The game uses no microprocessor or memory – all game logic and display is achieved by employing a state-machine design consisting of logic gates and diodes. An off-the-shelf GE 15-inch black-and-white television was factory-modified for use as the video display and a metal paint-thinner can serves as the coin bucket. The game was conceived by Nolan Bushnell and designed by Ted Dabney.

Computer Space was manufactured in a futuristic-styled fiberglass cabinet in several colors: red, blue, yellow, and green. A one-of-a-kind white model appears in the 1973 science-fiction film Soylent Green. It is estimated that Nutting Associates produced 1300-1500 units in total, as the game was not a commercial success.

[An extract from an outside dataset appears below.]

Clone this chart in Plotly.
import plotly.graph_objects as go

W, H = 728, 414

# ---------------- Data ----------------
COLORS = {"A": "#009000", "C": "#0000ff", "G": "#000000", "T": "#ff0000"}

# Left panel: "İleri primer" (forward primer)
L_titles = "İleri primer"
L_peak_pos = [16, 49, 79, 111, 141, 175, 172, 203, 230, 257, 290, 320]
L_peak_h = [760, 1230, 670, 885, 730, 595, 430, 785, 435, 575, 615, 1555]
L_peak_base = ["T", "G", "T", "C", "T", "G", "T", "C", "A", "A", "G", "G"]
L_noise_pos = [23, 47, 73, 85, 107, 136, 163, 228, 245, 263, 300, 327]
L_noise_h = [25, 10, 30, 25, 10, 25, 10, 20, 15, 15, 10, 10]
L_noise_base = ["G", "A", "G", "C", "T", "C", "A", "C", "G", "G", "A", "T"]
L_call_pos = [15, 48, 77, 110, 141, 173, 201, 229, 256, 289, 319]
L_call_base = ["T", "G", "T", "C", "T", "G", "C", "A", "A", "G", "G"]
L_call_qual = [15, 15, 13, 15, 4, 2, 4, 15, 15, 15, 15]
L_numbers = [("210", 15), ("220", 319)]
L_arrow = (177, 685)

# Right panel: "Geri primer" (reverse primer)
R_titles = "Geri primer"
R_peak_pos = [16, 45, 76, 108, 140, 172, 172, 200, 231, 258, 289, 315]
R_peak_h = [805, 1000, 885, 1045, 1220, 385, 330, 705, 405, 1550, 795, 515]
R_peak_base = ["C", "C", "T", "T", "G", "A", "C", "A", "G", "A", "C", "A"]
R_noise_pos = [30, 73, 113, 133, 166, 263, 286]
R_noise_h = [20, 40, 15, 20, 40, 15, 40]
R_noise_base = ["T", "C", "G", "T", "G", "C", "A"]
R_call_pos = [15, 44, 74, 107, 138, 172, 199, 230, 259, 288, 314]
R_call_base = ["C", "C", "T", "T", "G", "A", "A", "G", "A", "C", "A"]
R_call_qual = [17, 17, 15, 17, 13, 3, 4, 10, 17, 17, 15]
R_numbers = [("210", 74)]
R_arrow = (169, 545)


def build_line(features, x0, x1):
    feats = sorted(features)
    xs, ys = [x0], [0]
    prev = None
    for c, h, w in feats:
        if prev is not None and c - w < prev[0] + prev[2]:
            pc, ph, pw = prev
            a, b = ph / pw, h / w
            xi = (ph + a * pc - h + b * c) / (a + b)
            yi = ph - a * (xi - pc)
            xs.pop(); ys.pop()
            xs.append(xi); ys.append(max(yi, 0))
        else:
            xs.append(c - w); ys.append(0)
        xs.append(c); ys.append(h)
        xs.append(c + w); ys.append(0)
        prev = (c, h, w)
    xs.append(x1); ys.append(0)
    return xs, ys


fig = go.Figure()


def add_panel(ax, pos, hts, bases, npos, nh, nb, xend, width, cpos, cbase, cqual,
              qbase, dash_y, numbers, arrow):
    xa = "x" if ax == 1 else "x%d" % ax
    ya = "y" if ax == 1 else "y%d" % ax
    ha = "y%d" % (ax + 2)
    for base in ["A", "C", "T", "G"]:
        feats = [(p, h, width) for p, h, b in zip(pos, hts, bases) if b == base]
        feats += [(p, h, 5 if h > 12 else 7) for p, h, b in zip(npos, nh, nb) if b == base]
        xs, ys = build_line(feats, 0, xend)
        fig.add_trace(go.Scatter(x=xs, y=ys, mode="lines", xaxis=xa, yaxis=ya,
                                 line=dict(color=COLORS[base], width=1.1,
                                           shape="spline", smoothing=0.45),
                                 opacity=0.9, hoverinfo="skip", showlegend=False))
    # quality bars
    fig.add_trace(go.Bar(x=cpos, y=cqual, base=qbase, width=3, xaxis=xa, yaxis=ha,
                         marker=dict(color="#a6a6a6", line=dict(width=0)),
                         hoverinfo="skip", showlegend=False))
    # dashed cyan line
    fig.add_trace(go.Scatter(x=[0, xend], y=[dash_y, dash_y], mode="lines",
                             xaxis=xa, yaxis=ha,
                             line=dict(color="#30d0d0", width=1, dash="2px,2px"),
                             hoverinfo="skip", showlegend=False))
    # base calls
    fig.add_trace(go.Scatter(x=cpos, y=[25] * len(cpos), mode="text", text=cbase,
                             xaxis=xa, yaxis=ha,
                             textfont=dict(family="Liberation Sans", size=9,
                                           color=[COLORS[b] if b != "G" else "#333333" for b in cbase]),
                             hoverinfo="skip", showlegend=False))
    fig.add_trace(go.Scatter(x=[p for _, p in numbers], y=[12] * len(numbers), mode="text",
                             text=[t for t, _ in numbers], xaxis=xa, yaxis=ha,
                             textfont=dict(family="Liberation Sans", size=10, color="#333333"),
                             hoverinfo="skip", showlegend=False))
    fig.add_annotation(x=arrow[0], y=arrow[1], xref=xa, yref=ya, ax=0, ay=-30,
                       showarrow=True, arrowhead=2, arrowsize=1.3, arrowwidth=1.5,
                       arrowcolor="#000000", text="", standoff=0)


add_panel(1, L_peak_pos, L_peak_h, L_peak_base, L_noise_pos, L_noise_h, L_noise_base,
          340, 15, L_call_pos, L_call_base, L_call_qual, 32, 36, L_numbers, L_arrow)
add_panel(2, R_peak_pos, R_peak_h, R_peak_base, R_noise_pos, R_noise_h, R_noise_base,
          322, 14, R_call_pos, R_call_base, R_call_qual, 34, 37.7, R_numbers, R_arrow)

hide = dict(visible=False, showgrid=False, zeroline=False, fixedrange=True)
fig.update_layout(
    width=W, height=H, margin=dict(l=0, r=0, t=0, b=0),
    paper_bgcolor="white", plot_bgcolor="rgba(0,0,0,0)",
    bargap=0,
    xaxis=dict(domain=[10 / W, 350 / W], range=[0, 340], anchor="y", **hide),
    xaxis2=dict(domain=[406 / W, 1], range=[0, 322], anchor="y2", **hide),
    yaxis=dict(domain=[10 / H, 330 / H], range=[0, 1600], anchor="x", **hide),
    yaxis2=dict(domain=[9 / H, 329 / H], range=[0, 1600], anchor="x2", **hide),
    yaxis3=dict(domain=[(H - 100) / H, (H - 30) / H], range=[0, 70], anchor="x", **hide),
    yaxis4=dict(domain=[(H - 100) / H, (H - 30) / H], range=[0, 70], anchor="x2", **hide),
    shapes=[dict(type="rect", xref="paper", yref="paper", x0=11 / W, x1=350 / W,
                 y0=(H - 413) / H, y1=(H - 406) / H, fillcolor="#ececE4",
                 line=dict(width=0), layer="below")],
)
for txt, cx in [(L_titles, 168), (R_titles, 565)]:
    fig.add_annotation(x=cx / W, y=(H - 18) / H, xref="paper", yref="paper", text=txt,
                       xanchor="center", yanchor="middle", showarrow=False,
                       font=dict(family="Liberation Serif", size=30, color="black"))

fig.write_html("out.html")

The game in my collection is red and is serial number 10116. It includes the original paint thinner can and was acquired in southern California.

Space Invaders

Space Invaders is an early arcade shooter and arguably the most successful arcade game from video game history’s ‘bronze age’. Designed by Taito designer Tomohiro Nishikado, Space Invaders enjoyed massive success in Japan before Midway licensed it for distribution in the US in the fall of 1978. As of 2016, it remains the highest-grossing video game to date and an urban legend states that the game’s initial popularity led to a shortage of 100-yen coins when first released in Japan.

This is the original Midway-produced standard upright cabinet and includes the Braze multi-game kit featuring other Intel 8080 8-bit processor-based games of the era. Drawing from a display technique used by early coin-operated electro-mechanical rifle games, the cabinet superimposes the game’s black-and-white monitor display over a colorful artistic rendering of a blacklight-reactive moonbase. The result is a visual masterpiece.

Space Invaders is the first arcade video game cabinet I ever owned. My father managed a shoe store during the early-1980s, and when the parent company closed his store, he was tasked with closing the store and liquidating the assets and store fixtures. An owner of a small bakery nearby expressed an interest in some display fixtures, so he and my dad arranged a trade for one of several old arcade video games tucked away in the backroom of the bakery. I can still vividly remember walking back there with my dad and picking out the Space Invaders, the only title I instantly recognized among the other black-and-white arcade games. We hauled it home where it sat, non-working, waiting to be repaired. Unsure how to proceed, my dad soon traded it to my uncle who eventually did get it working. I would play it in his garage whenever we went to visit.

In keeping with the tradition, the game in the collection is one of the first arcade games I acquired – this one from an auction in California, and unlike that first game, this one’s unlikely to ever leave. The game and its cabinet is a true classic.